When compared with peers in the Wood & Wood Products industry, Pratik Panels’ valuation is fair but not compelling. Competitors such as Rushil Decor and Archidply Industries are rated as “Attractive” and “Very Attractive” respectively, with lower PE ratios of 53.98 and 27.6, and EV to EBITDA multiples of 11.3 and 8.79. These peers also exhibit PEG ratios above zero, indicating expected earnings growth, unlike Pratik Panels’ zero PEG ratio.

Other companies like Duroply Industries and Deco-Mica are also rated “Very Attractive,” with PE ratios of 20.52 and 16.69 and EV to EBITDA multiples below 10, suggesting more reasonable valuations. In contrast, Pratik Panels’ elevated multiples imply that the market is pricing in significant growth or turnaround potential, which remains uncertain given the company’s weak long-term fundamentals.

Conclusion: A Cautious Upgrade Amid Mixed Fundamentals

The upgrade of Pratik Panels Ltd’s investment rating from Strong Sell to Sell reflects a cautious improvement primarily driven by a more reasonable valuation. Positive quarterly financial results and better-than-expected short-term performance have contributed to this reassessment. However, the company’s weak long-term operating profit growth, poor debt servicing ability, and modest capital efficiency continue to weigh on its outlook.
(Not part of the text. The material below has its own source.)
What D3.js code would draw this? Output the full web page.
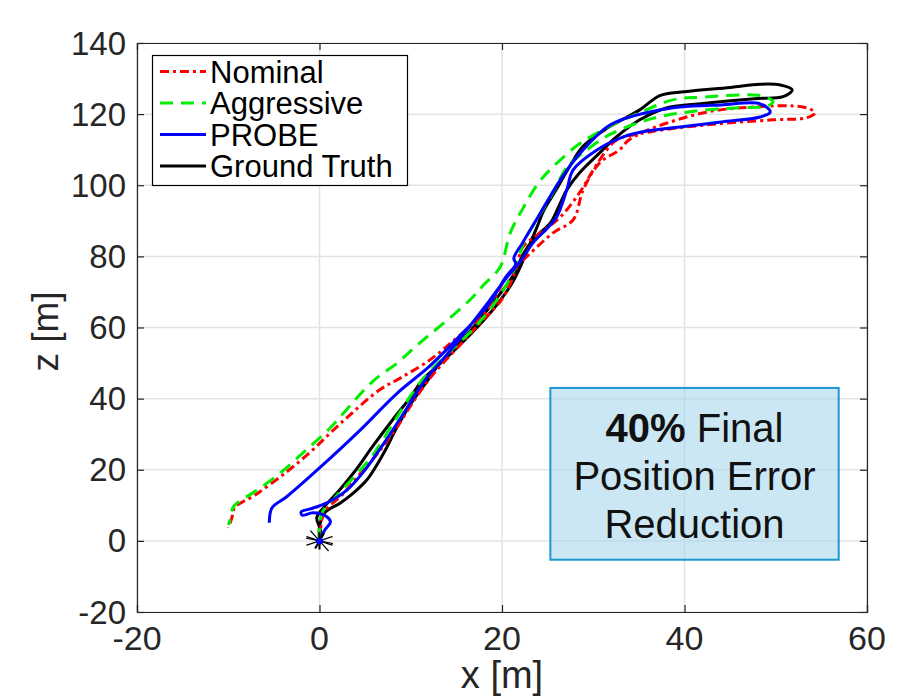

Investors should weigh the company’s fair valuation and recent operational gains against its structural challenges and sector competition. While the stock has outperformed the Sensex over multiple time horizons, the downgrade in Mojo Grade to Sell signals that risks remain elevated. Pratik Panels may appeal to investors with a higher risk tolerance looking for potential turnaround plays, but caution is advised given the company’s financial and technical profile.